Entries with chart source code:
==================================================

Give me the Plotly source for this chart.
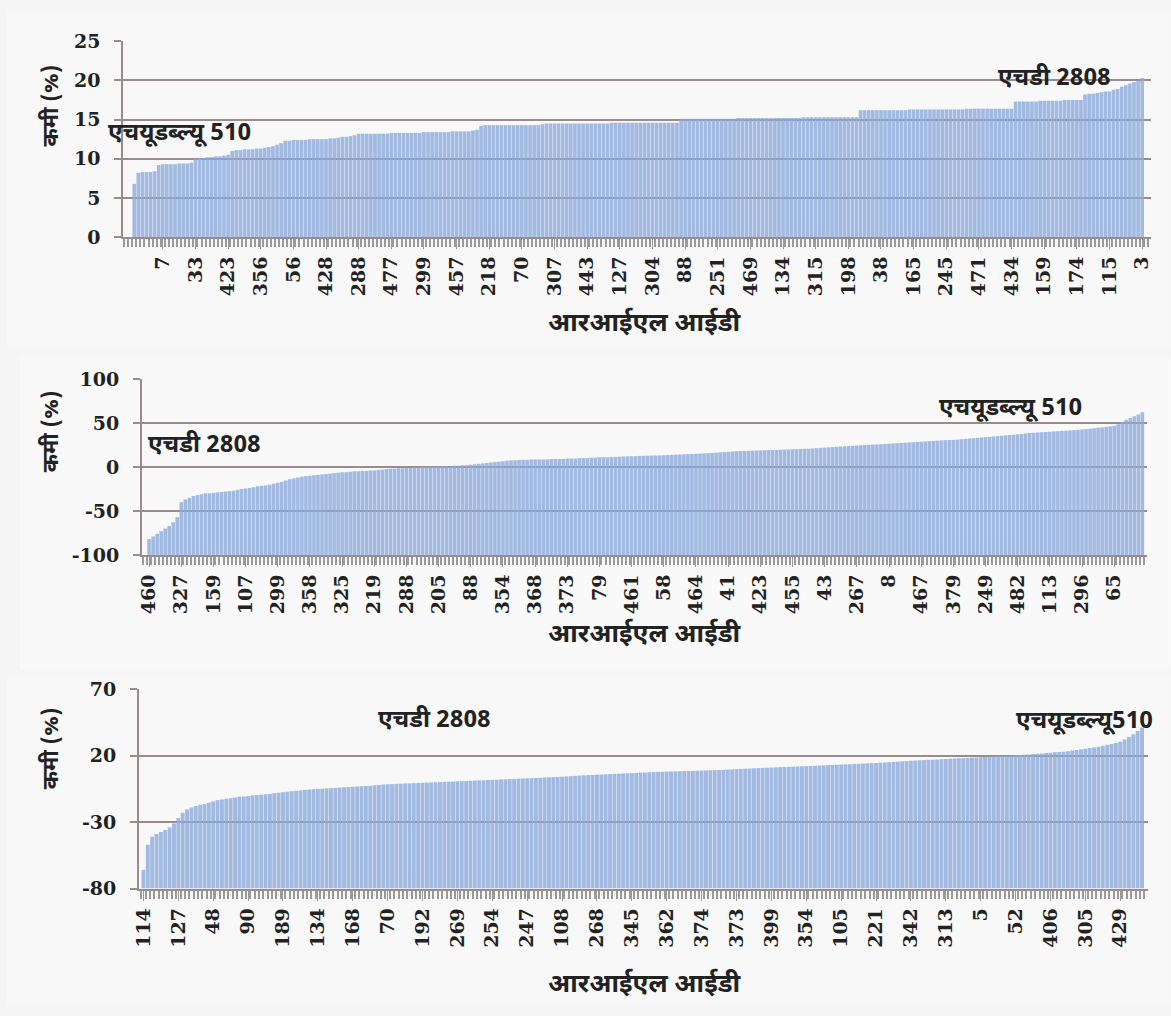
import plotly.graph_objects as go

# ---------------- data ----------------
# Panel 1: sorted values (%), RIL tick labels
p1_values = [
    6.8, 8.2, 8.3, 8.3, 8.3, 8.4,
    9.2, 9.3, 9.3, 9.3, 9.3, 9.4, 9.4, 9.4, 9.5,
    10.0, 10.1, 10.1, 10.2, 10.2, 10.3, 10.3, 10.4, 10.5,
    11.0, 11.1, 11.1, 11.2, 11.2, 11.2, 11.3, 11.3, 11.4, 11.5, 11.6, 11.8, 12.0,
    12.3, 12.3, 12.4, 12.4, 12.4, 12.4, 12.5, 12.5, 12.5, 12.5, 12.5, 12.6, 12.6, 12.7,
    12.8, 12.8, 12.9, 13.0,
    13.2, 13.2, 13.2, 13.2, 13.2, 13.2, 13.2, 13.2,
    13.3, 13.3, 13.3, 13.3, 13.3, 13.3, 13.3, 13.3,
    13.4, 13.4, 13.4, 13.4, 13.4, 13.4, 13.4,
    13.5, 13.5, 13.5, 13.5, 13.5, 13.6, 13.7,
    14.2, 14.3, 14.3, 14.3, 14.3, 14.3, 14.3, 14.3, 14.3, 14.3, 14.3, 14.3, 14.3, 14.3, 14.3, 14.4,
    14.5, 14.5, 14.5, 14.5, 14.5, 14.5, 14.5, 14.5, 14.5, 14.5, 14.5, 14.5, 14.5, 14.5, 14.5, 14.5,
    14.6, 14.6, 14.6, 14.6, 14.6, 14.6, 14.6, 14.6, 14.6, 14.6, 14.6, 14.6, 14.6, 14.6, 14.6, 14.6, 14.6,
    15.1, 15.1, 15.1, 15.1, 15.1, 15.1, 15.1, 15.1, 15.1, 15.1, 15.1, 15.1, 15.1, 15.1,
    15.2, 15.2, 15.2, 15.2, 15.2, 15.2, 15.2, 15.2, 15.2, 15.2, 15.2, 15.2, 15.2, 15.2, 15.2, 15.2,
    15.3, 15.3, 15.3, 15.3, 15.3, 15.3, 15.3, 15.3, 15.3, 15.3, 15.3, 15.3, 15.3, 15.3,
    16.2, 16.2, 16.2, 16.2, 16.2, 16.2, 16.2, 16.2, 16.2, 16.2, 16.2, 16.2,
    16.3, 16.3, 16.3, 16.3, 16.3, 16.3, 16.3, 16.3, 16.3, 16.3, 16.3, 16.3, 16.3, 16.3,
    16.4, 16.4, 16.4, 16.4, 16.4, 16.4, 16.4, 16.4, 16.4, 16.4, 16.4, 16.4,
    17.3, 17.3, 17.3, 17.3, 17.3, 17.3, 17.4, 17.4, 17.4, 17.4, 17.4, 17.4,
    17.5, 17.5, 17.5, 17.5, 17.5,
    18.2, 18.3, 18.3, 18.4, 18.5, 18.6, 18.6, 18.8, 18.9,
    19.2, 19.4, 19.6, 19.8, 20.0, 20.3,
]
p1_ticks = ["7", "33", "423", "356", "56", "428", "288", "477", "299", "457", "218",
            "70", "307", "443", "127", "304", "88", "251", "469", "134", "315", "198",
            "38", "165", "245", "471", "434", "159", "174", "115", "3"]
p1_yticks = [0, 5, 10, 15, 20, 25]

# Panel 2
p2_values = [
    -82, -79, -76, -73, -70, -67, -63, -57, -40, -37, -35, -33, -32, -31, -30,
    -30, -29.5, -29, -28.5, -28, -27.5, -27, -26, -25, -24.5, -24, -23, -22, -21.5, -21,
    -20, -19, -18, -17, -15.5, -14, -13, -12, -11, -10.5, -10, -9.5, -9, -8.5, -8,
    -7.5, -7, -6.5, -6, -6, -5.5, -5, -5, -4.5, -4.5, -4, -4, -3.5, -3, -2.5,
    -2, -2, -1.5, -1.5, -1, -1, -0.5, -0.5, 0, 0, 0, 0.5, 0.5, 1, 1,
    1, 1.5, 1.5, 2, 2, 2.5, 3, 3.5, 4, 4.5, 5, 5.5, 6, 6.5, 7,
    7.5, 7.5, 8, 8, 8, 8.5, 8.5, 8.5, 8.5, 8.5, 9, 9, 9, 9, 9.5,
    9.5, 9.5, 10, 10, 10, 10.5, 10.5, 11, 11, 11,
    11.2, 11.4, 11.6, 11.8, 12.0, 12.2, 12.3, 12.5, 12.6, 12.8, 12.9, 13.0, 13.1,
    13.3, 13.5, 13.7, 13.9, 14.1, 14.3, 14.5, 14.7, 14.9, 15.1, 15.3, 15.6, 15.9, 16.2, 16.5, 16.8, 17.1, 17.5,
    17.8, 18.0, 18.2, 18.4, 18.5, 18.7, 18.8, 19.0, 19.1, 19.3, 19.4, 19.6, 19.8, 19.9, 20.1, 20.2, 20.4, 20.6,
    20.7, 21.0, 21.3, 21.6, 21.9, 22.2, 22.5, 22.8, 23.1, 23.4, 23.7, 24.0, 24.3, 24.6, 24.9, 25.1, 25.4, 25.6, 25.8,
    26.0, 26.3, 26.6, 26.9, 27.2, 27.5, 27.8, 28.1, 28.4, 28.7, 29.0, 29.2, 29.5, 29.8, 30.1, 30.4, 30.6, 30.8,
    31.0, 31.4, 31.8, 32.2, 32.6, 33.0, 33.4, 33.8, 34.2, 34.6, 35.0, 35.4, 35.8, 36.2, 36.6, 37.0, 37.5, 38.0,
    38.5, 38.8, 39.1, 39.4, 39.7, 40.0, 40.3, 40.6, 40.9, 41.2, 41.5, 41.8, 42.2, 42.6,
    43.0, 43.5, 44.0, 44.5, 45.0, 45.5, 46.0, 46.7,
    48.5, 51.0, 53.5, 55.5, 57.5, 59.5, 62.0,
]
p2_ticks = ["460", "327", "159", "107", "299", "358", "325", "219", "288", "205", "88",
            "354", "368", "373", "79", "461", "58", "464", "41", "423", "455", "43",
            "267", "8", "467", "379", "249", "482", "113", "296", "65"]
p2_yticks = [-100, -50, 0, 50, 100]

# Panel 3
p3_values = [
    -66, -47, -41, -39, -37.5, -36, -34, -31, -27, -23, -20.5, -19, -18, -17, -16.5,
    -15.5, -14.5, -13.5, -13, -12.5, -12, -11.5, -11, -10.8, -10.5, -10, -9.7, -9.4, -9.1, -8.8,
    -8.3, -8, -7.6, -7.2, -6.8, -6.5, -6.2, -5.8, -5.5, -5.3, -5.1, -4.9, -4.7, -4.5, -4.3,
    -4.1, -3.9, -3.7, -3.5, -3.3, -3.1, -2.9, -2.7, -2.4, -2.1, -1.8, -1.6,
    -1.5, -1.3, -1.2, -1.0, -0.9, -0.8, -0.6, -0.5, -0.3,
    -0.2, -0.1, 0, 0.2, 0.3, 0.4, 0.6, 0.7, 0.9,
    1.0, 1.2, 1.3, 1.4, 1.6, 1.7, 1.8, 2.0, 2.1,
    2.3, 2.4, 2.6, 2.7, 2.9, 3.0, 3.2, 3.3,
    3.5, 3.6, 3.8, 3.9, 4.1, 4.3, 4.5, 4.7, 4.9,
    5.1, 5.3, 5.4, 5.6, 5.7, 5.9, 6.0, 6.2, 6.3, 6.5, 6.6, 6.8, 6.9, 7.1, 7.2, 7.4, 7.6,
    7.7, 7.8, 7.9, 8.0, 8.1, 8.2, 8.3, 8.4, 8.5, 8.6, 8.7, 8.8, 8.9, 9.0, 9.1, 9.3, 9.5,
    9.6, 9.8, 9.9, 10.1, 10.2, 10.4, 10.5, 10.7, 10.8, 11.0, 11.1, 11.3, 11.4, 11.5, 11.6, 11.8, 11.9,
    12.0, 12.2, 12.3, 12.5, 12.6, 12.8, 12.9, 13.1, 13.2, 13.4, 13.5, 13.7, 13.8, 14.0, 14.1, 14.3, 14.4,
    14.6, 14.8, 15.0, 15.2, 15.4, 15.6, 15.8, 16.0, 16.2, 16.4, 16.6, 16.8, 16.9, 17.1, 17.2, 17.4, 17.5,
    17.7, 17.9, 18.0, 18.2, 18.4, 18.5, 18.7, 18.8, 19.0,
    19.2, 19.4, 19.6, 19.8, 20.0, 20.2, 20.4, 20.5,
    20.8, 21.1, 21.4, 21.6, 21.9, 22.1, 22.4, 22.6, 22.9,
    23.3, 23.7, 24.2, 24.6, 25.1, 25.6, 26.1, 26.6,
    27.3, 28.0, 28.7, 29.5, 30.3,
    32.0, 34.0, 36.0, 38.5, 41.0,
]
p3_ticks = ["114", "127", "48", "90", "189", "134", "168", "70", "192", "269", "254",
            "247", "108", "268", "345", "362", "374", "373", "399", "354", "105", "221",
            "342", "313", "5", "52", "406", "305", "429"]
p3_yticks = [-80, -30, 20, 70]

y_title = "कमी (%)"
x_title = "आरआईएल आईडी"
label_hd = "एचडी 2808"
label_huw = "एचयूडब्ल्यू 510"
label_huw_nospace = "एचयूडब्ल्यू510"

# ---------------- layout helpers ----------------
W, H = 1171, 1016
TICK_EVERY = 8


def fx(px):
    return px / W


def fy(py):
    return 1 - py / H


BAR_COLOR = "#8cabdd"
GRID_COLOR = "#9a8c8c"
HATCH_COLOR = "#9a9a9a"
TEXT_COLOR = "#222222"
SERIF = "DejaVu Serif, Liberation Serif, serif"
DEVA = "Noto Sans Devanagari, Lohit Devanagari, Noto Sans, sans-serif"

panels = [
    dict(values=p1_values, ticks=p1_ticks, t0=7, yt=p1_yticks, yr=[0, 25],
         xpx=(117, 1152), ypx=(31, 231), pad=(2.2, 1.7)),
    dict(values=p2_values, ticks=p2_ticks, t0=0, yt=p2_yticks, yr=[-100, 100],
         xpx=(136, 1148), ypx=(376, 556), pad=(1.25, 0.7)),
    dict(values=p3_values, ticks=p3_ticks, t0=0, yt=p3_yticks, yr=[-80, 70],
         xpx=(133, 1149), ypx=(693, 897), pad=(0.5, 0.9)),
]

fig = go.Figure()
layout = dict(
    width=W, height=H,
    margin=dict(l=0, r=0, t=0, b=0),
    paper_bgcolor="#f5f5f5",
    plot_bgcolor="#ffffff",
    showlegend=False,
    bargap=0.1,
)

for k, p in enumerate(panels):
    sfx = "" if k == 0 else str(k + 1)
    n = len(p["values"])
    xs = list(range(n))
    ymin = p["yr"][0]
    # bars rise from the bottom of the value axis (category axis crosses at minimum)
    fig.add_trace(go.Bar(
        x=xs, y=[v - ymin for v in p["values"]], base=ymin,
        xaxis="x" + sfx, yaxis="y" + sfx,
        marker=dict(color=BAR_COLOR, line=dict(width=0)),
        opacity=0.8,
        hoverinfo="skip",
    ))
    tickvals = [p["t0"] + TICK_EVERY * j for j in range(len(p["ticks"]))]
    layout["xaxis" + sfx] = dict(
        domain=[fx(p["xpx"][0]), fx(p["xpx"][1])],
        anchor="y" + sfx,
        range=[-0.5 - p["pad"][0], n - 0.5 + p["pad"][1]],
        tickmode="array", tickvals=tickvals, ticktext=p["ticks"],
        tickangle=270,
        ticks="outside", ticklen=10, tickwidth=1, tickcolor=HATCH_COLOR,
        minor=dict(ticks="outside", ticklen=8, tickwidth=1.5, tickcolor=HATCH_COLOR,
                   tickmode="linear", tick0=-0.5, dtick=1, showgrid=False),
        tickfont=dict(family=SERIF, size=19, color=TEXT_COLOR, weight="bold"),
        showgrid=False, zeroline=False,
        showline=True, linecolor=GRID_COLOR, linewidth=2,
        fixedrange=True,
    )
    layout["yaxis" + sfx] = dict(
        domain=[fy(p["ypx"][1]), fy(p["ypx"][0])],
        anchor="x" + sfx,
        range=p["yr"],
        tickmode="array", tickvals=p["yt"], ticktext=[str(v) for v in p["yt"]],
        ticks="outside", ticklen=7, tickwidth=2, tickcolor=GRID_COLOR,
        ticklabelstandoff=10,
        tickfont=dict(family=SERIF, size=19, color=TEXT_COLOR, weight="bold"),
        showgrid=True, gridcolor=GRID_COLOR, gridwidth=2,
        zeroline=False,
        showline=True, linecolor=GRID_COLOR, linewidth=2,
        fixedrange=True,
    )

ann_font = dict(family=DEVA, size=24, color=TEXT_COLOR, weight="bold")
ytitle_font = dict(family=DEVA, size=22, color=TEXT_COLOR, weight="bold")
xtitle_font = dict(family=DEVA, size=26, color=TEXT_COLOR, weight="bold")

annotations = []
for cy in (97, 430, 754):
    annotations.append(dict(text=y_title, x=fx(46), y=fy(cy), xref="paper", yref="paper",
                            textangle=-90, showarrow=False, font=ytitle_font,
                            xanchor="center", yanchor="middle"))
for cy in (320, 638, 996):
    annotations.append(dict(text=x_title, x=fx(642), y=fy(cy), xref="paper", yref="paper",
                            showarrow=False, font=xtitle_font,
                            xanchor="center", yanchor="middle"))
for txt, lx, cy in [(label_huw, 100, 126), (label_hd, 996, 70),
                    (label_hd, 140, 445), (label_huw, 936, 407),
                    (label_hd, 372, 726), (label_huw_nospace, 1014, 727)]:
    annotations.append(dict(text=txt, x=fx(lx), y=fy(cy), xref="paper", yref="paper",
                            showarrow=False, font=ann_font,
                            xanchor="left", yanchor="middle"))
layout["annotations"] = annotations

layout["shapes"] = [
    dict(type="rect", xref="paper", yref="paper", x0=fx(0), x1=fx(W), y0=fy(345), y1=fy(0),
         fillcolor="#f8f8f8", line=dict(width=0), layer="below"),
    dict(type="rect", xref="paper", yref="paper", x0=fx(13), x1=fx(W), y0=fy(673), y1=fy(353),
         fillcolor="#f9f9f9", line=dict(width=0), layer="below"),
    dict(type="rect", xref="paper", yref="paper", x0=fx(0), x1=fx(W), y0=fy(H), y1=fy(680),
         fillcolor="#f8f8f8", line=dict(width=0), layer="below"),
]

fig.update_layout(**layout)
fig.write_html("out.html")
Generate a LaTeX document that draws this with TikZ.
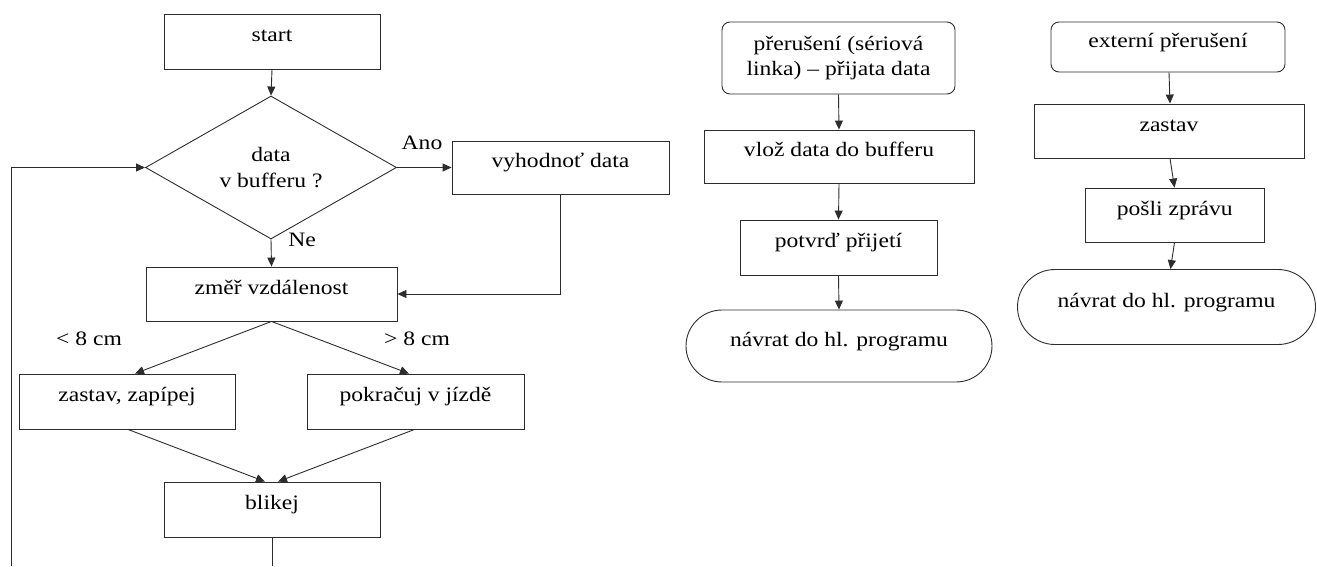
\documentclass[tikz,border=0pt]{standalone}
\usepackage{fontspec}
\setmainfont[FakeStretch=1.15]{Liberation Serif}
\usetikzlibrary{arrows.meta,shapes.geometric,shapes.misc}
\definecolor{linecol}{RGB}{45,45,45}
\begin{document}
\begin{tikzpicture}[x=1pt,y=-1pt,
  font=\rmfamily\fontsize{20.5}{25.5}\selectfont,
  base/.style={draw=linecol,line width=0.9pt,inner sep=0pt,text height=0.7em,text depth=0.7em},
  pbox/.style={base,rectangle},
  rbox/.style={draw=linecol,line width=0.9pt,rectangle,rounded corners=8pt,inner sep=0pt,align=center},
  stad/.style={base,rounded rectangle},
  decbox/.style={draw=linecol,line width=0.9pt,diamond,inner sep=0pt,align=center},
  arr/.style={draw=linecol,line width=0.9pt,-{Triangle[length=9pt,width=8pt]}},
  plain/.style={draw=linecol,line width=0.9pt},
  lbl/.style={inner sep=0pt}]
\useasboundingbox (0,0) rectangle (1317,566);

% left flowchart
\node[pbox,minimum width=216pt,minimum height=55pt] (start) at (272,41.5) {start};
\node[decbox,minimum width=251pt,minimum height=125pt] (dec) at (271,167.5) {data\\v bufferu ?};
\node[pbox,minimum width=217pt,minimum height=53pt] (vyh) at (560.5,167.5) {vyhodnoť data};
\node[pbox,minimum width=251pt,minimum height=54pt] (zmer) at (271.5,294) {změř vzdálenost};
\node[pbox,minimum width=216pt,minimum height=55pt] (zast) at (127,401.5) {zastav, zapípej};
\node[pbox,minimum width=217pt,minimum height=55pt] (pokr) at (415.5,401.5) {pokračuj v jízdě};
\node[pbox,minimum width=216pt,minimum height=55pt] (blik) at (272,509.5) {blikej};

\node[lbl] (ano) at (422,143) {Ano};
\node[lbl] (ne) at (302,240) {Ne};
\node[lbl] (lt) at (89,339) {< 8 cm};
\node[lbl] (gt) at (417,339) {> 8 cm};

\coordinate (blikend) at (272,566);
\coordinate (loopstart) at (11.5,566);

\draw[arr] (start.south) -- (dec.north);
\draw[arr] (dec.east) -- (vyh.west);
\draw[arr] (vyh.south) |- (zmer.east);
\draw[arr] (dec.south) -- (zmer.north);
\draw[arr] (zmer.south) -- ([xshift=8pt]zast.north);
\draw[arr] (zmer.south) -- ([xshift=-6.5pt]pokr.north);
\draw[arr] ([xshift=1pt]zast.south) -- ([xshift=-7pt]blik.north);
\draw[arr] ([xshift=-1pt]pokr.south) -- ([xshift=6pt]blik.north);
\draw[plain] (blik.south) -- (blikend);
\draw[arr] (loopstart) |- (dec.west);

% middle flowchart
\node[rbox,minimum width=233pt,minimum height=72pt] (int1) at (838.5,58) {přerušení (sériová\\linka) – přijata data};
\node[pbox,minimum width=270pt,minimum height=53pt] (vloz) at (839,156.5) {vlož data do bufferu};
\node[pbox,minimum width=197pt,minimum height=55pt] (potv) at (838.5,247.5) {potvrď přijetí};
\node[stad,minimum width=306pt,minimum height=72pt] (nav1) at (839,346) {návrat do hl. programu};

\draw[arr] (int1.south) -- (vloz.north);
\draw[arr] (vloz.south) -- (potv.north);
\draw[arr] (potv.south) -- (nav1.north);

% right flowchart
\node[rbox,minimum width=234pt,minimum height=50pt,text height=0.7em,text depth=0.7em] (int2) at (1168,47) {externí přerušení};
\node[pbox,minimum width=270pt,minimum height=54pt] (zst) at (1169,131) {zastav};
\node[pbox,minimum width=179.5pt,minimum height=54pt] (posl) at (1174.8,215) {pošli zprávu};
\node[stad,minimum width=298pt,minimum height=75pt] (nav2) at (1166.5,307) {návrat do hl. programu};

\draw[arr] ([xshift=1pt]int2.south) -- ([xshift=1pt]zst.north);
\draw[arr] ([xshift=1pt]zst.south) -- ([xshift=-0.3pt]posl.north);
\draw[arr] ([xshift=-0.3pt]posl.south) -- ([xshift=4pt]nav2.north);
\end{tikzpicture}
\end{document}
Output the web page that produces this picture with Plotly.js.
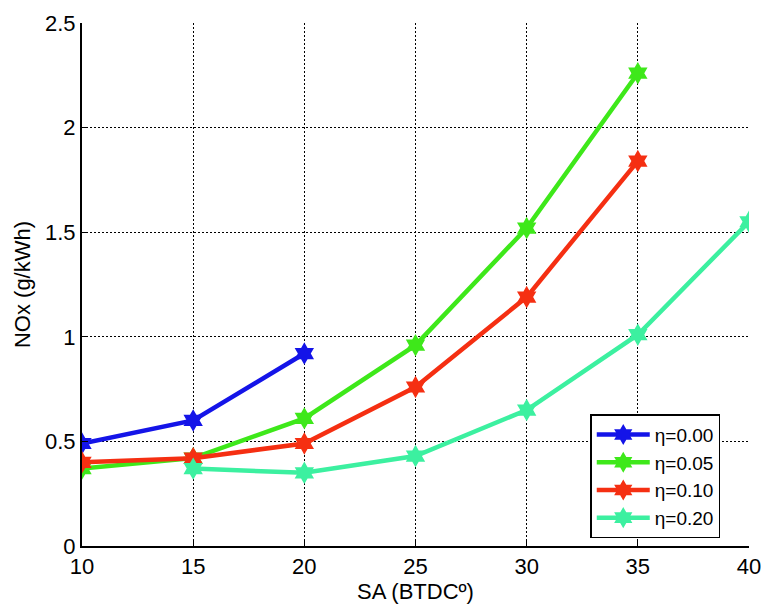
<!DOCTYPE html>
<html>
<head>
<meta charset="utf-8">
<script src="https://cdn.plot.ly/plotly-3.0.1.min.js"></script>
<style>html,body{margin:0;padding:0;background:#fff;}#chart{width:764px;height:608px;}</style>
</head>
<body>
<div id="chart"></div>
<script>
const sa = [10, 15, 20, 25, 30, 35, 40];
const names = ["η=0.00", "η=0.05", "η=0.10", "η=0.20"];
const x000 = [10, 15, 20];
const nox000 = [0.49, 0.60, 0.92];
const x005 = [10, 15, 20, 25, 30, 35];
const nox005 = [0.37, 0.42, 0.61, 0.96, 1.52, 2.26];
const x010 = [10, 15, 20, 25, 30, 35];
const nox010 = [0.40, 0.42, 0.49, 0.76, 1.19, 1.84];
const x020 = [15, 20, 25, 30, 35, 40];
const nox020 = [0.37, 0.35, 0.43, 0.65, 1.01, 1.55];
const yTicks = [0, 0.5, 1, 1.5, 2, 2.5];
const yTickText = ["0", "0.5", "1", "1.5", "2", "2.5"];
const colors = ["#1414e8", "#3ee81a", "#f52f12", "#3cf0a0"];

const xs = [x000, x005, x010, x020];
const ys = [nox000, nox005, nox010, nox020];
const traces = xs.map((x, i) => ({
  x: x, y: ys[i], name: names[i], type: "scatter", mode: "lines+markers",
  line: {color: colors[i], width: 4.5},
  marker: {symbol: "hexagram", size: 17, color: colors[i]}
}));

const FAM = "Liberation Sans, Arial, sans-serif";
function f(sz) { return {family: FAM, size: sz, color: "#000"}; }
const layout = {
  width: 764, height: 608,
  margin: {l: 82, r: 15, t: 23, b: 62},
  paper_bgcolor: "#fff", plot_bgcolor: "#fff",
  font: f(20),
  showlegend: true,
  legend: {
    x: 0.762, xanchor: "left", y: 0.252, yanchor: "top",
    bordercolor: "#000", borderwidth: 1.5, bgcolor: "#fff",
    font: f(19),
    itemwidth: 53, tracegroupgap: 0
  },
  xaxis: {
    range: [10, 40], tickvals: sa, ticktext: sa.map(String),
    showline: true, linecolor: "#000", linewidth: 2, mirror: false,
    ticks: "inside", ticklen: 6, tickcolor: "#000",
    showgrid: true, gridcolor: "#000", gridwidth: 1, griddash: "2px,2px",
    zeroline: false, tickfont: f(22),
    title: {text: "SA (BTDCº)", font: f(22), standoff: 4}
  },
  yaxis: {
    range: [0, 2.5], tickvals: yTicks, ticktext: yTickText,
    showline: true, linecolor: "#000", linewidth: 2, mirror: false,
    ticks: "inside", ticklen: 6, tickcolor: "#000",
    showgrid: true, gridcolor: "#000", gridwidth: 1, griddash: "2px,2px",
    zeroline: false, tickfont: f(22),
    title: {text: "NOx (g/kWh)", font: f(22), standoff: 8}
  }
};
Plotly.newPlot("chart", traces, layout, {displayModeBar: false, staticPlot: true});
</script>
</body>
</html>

==================================================

▶ **YOUR GOAL**
Take the lines from the first line of the entries through the line with "import plotly.graph_objects as go", inclusive, and give them again exactly, minus any pictures.

▶ **TASK ANSWER**
Give me the Plotly source for this chart.
import plotly.graph_objects as go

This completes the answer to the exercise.